Ora a surpresa, seu bando de chatos!, é que funciona!
Sim, há muitos exemplos de sequências cinematográficas
que simplesmente dão com os burros n'água. Mas esse definitivamente não é o
caso do "Despertar...". E não me refiro aqui aos recordes de
bilheteria. Naquilo que se propõe, o filme é um gol de bicicleta.
Na minha parca interpretação o fascínio deriva, sim,
de duas qualidades deste episódio, o qual, embora estruturalmente quase que
idêntico ao primeiro filme da saga, possui, contudo, propriedades impossíveis
para aquele (por sinal, ótimo e antológico).
Em primeiro lugar, obviamente, existe a considerável
diferença de recursos tecnológicos (e orçamentários) à disposição da nova
produção.
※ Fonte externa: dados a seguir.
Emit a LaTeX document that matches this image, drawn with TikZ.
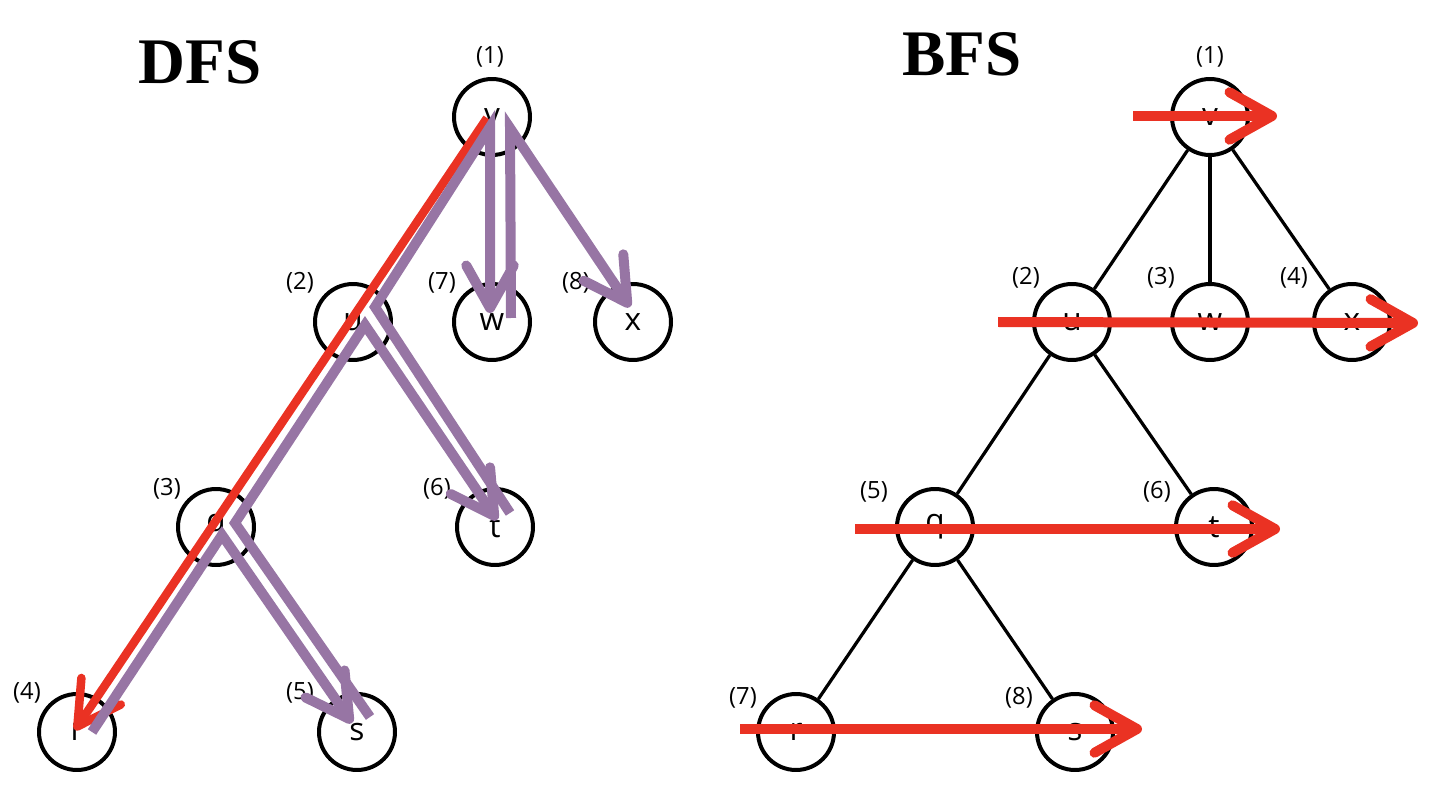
\documentclass[tikz,border=0pt]{standalone}
\usepackage{fontspec}
\newfontfamily\nodefont{Open Sans}
\newfontfamily\titlefont{Liberation Serif}
\usetikzlibrary{arrows.meta,calc}
\definecolor{visitred}{HTML}{EA3223}
\definecolor{backpurple}{HTML}{9775A4}
\tikzset{
	vtx/.style={circle,draw,line width=0.08cm,minimum size=1.52cm,inner sep=0pt,font=\nodefont\fontsize{18}{21}\selectfont},
	ordlbl/.style={font=\nodefont\fontsize{13.5}{16}\selectfont,inner sep=0pt},
	edge/.style={line width=0.065cm},
	title/.style={font=\titlefont\bfseries\fontsize{37}{40}\selectfont,inner sep=0pt},
	barb/.style={-{Straight Barb[length=0.85cm,width=0.95cm,round]}},
	redtrace/.style={draw=visitred,line width=0.17cm,barb},
	bfsline/.style={draw=visitred,line width=0.2cm,barb},
	backtrace/.style={draw=backpurple,line width=0.2cm,barb},
}
\begin{document}
\begin{tikzpicture}[x=0.02cm,y=-0.02cm]
		\useasboundingbox (0,0) rectangle (1430,800);
		\node[title] (dfs) at (200,62) {DFS};
		\node[title] (bfs) at (962,54) {BFS};
		% DFS tree
		\node[vtx] (dv) at (492,117) {v};
		\node[vtx] (du) at (353,322) {u};
		\node[vtx] (dw) at (492,322) {w};
		\node[vtx] (dx) at (633,322) {x};
		\node[vtx] (dq) at (216,527) {q};
		\node[vtx] (dt) at (495,527) {t};
		\node[vtx] (dr) at (77,732) {r};
		\node[vtx] (ds) at (357,732) {s};
		\foreach \a/\b in {dv/dw,dq/ds} \draw[edge] (\a) -- (\b);
		\foreach \n/\k/\dx/\dy in {dv/1/-2/-60,du/2/-53/-39,dw/7/-50/-39,dx/8/-57/-39,dq/3/-49/-38,dt/6/-58/-38,dr/4/-50/-39,ds/5/-57/-39}
			\node[ordlbl] (l\n) at ($(\n)+(\dx,\dy)$) {(\k)};
		% BFS tree
		\node[vtx] (bv) at (1210,117) {v};
		\node[vtx] (bu) at (1072,322) {u};
		\node[vtx] (bw) at (1210,322) {w};
		\node[vtx] (bx) at (1352,322) {x};
		\node[vtx] (bq) at (935,527) {q};
		\node[vtx] (bt) at (1214,527) {t};
		\node[vtx] (br) at (796,732) {r};
		\node[vtx] (bs) at (1075,732) {s};
		\foreach \a/\b in {bv/bu,bv/bw,bv/bx,bu/bq,bu/bt,bq/br,bq/bs} \draw[edge] (\a) -- (\b);
		\foreach \n/\k/\dx/\dy in {bv/1/0/-60,bu/2/-46/-44,bw/3/-49/-44,bx/4/-58/-44,bq/5/-61/-35,bt/6/-57/-35,br/7/-53/-34,bs/8/-56/-34}
			\node[ordlbl] (l\n) at ($(\n)+(\dx,\dy)$) {(\k)};
		
		% DFS: going down, then backtracking
		\draw[redtrace] ($(dv)+(-5,1)$) -- ($(dr)+(-2,-2)$);
		\draw[backtrace] ($(dr)+(15,0)$) -- ($(dq)+(6,8)$) -- ($(ds)+(-5,-9)$);
		\draw[backtrace] ($(ds)+(13,-15)$) -- ($(dq)+(19,-4)$) -- ($(du)+(12,3)$) -- ($(dt)+(2,-7)$);
		\draw[backtrace] ($(dt)+(15,-14)$) -- ($(du)+(22,-15)$) -- ($(dv)+(-2,10)$) -- ($(dw)+(-2,-9)$);
		\draw[backtrace] ($(dw)+(19,-4)$) -- ($(dv)+(18,11)$) -- ($(dx)+(-3,-15)$);
		
		% BFS: level by level
		\draw[bfsline] ($(bv)+(-77,-1)$) -- ($(bv)+(67,-1)$);
		\draw[bfsline] ($(bu)+(-74,0)$) -- ($(bx)+(66,1)$);
		\draw[bfsline] ($(bq)+(-80,2)$) -- ($(bt)+(66,2)$);
		\draw[bfsline] ($(br)+(-56,-3)$) -- ($(bs)+(67,-3)$);
\end{tikzpicture}
\end{document}
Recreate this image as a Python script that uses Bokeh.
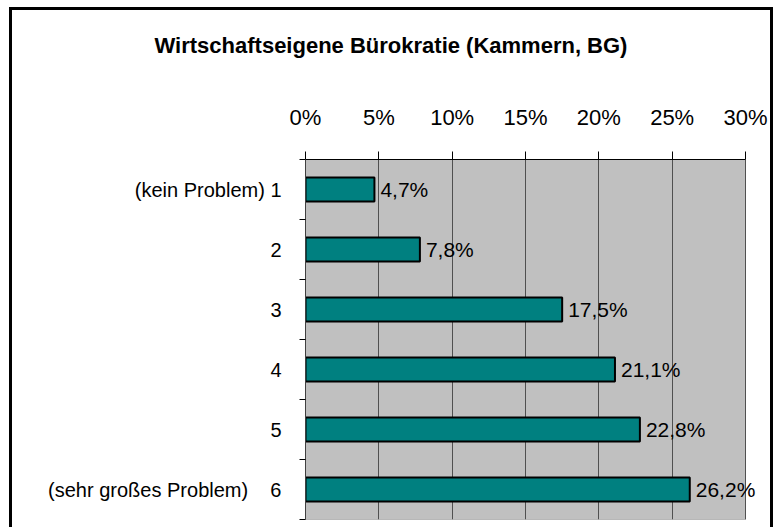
from bokeh.plotting import figure
from bokeh.models import Range1d, FixedTicker, LabelSet, ColumnDataSource, Div
from bokeh.layouts import column
from bokeh.core.properties import value
from bokeh.embed import file_html
from bokeh.resources import INLINE

categories = ["(kein Problem) 1", "2", "3", "4", "5", "(sehr großes Problem)\u00a0\u00a0\u00a0\u00a06"]
values = [4.7, 7.8, 17.5, 21.1, 22.8, 26.2]
value_labels = ["4,7%", "7,8%", "17,5%", "21,1%", "22,8%", "26,2%"]
x_ticks = [0, 5, 10, 15, 20, 25, 30]
x_tick_labels = ["0%", "5%", "10%", "15%", "20%", "25%", "30%"]
title_text = "Wirtschaftseigene Bürokratie (Kammern, BG)"

FONT = "Liberation Sans"
W = 758
TITLE_H = 68
H = 520 - TITLE_H
X_END = 31.5           # room to the right of the 30% edge for the outside value label
PX_PER_UNIT = 440 / 30
FRAME_LEFT = 293
frame_right = FRAME_LEFT + round(PX_PER_UNIT * X_END)

centers = [i + 0.5 for i in range(len(categories))]
src = ColumnDataSource(dict(y=centers, v=values, lab=value_labels))

title = Div(text=title_text, width=W, height=TITLE_H, margin=(0, 0, 0, 0),
            styles={"font-family": FONT, "font-size": "22px", "font-weight": "bold",
                    "text-align": "center", "line-height": "72px",
                    "color": "black", "background-color": "white"})

p = figure(width=W, height=H, output_backend="svg", toolbar_location=None,
           x_range=Range1d(0, X_END), y_range=Range1d(len(categories), 0),
           x_axis_location="above", margin=(0, 0, 0, 0),
           min_border_left=FRAME_LEFT, min_border_right=W - frame_right,
           min_border_top=149 - TITLE_H, min_border_bottom=H - (509 - TITLE_H))

p.background_fill_color = "white"
p.border_fill_color = "white"
p.outline_line_color = None

# grey plot area from the first to the last tick
p.quad(left=[x_ticks[0]], right=[x_ticks[-1]], bottom=[len(categories)], top=[0],
       fill_color="#C0C0C0", line_color="#808080", line_width=1, level="image")

p.hbar(y="y", right="v", left=0, height=0.4, source=src, fill_color="#008080",
       line_color="black", line_width=2)
p.add_layout(LabelSet(x="v", y="y", text="lab", source=src, x_offset=6,
                      text_align="left", text_baseline="middle",
                      text_font=value(FONT), text_font_size="21px", text_color="black"))

# x axis (top)
xa = p.xaxis[0]
xa.ticker = FixedTicker(ticks=x_ticks)
xa.bounds = (x_ticks[0], x_ticks[-1])
xa.major_label_overrides = {t: l for t, l in zip(x_ticks, x_tick_labels)}
xa.major_label_text_font = FONT
xa.major_label_text_font_size = "22px"
xa.major_label_text_color = "black"
xa.major_tick_out = 8
xa.major_tick_in = 0
xa.major_tick_line_color = "black"
xa.minor_tick_line_color = None
xa.axis_line_color = "black"
xa.major_label_standoff = 22

# y axis (left)
ya = p.yaxis[0]
ya.ticker = FixedTicker(ticks=centers, minor_ticks=list(range(len(categories) + 1)))
ya.major_label_overrides = {c: l for c, l in zip(centers, categories)}
ya.major_label_text_font = FONT
ya.major_label_text_font_size = "20px"
ya.major_label_text_color = "black"
ya.major_tick_out = 0
ya.major_tick_in = 0
ya.minor_tick_out = 6
ya.minor_tick_in = 0
ya.minor_tick_line_color = "black"
ya.axis_line_color = "#404040"
ya.major_label_standoff = 18

p.xgrid.ticker = FixedTicker(ticks=x_ticks)
p.xgrid.grid_line_color = "#505050"
p.xgrid.grid_line_width = 1
p.ygrid.grid_line_color = None

layout = column(title, p, spacing=0)
layout.styles = {"margin-left": "12px", "margin-top": "10px",
                 "box-shadow": "-3px -3px 0 0 black, 3px -3px 0 0 black"}

open("out.html", "w").write(file_html(layout, INLINE))
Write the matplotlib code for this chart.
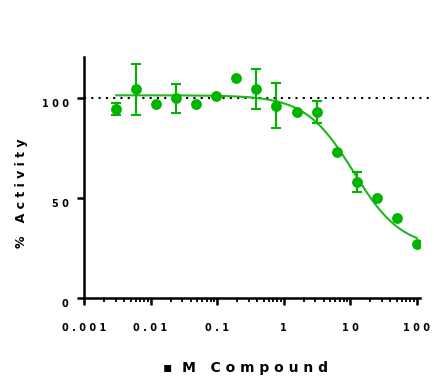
import numpy as np
import matplotlib
matplotlib.use('Agg')
import matplotlib.pyplot as plt
from matplotlib.transforms import ScaledTranslation

#-------data------
conc = [0.00305, 0.0061, 0.0122, 0.0244, 0.0488, 0.0977, 0.195, 0.39,
        0.78, 1.5625, 3.125, 6.25, 12.5, 25, 50, 100]
activity = [94.7, 104.5, 97.0, 100.0, 97.3, 101.2, 110.2, 104.5,
            96.3, 93.2, 93.2, 73.0, 58.3, 50.0, 40.0, 27.0]
err = [2.9, 12.7, 0, 7.3, 0, 0, 0, 10.0,
       11.2, 0, 5.3, 0, 5.0, 0, 0, 0]
# fitted 4-parameter logistic
top, bottom, log_ic50, hill = 101.5, 25.0, 1.05, 1.2
xticks = [0.001, 0.01, 0.1, 1, 10, 100]
xlabels = ['0 . 0 0 1', '0 . 0 1', '0 . 1', '1', '1 0', '1 0 0']
yticks = [0, 50, 100]
ylabels = ['0', '5 0', '1 0 0']

green = '#00b400'

#-------figure------
fig = plt.figure(figsize=(4.34, 3.76), dpi=100)
ax = fig.add_axes([84/434, 1-298.3/376, 336/434, 241/376])
ax.set_xscale('log')
ax.set_xlim(0.001, 112)
ax.set_ylim(0, 120.5)

#-----reference line at 100----
ax.axhline(100, xmin=0, xmax=1.045, color='black', lw=1.5,
           dashes=(1, 2.5), clip_on=False, zorder=1)

#-----fit curve----
xs = np.logspace(np.log10(conc[0]), np.log10(conc[-1]), 300)
ys = bottom + (top-bottom)/(1 + 10**((np.log10(xs)-log_ic50)*hill))
ax.plot(xs, ys, color='#1cb81c', lw=1.5, zorder=2)

#-----points + error bars----
c = np.array(conc)
a = np.array(activity)
e = np.array(err)
m = e > 0
ax.errorbar(c[m], a[m], yerr=e[m], fmt='none', ecolor=green,
            elinewidth=1.5, capsize=3.3, capthick=1.5, zorder=3)
ax.plot(c, a, 'o', color=green, ms=7.8, mec='none', zorder=4)

#-----axes style----
for s in ['top', 'right']:
    ax.spines[s].set_visible(False)
for s in ['left', 'bottom']:
    ax.spines[s].set_linewidth(1.8)

ax.set_xticks(xticks)
ax.set_xticklabels(xlabels, fontsize=7, fontweight='bold')
ax.set_yticks(yticks)
ax.set_yticklabels(ylabels, fontsize=7, fontweight='bold')
ax.set_xticks([d*k for d in xticks[:-1] for k in range(2, 10)], minor=True)
ax.tick_params(axis='x', which='major', length=5, width=1.8, pad=13)
ax.tick_params(axis='x', which='minor', length=3, width=1.3)
ax.tick_params(axis='y', which='major', length=5, width=1.8, pad=6)
ax.tick_params(axis='y', which='minor', length=0)

off = ScaledTranslation(0, -4.5/100, fig.dpi_scale_trans)
for lab in ax.get_yticklabels():
    lab.set_transform(lab.get_transform() + off)

#-----labels----
fig.text(22/434, 1-193/376, '%   A c t i v i t y', rotation=90,
         ha='center', va='center', fontsize=9, fontweight='bold')
fig.text(245/434, 1-368/376, '\u25aa  M   C o m p o u n d',
         ha='center', va='center', fontsize=10, fontweight='bold')

fig.savefig('out.png', dpi=100)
É claro que sem bons roteiro, direção, edição e interpretação,
tecnologia por si só não garante nada. Mas sem ela também esse gênero não dá
liga.
O segredo alquímico da mistura, porém, está,
evidentemente, em outro departamento: no modo como se explora eficientemente o
universo paralelo criado previamente e ao longo de décadas pelos outros filmes
da saga. Por isso é claro que a nenhum espectador já devidamente convertido
podem realmente incomodar as semelhanças gritantes de roteiro entre a primeira
e a derradeira película. Pelo contrário: queremos mais é reviver, em outro
nível, a mesma experiência anterior (nessas horas, aliás, é muito bom ser,
digamos, um pouco "rodado"; só assim se pode ter o prazer de
re-experimentar uma diversão cinematográfica de quase quatro décadas!).
Nesse sentido, nenhum esforço foi mais bem realizado
pela produção do que conseguir reunir novamente o trio central de protagonistas
da primeira parte da saga: Harrison Ford, Carrie Fisher e Mark Hamill. A
garotada nova é toda ela muito promissora. Mas ao menos boa parte do charme do
filme está no reencontro com os veteranos.
Existe também, portanto – e principalmente –, a referência essencial à paradoxal autonomia,
digamos, ontológica, e à perenidade – para não dizer, doravante, a eternidade –
dos mundos e planetas fictícios onde se dá a epopeia. Constituída não somente
pela re-encenação de seus cenários galácticos, mas também de suas instituições,
seus mitos, suas tradições, sua história, e acima de tudo por conta dos velhos vínculos
familiares e afetivos, que à maneira clássica das tragédias gregas, envolvem,
torturam e surpreendem os personagens principais.
O segredo de polichinelo do sucesso de sagas como Star
Wars está, obviamente, em sua capacidade de criar todo um universo paralelo
em que se pode mergulhar de cabeça e, neste caso, agora também em três
dimensões.
E onde além da aventura e da excitação, estará
garantido, de um modo ou de outro, depois de todo o necessário sofrimento – e novos
episódios, sem dúvida –, o inevitável triunfo do bem sobre o mal e da
reconfortante ideia de que há mesmo um sentido maior em todo esse universo. E
para além dos recordes na arrecadação e no merchandising.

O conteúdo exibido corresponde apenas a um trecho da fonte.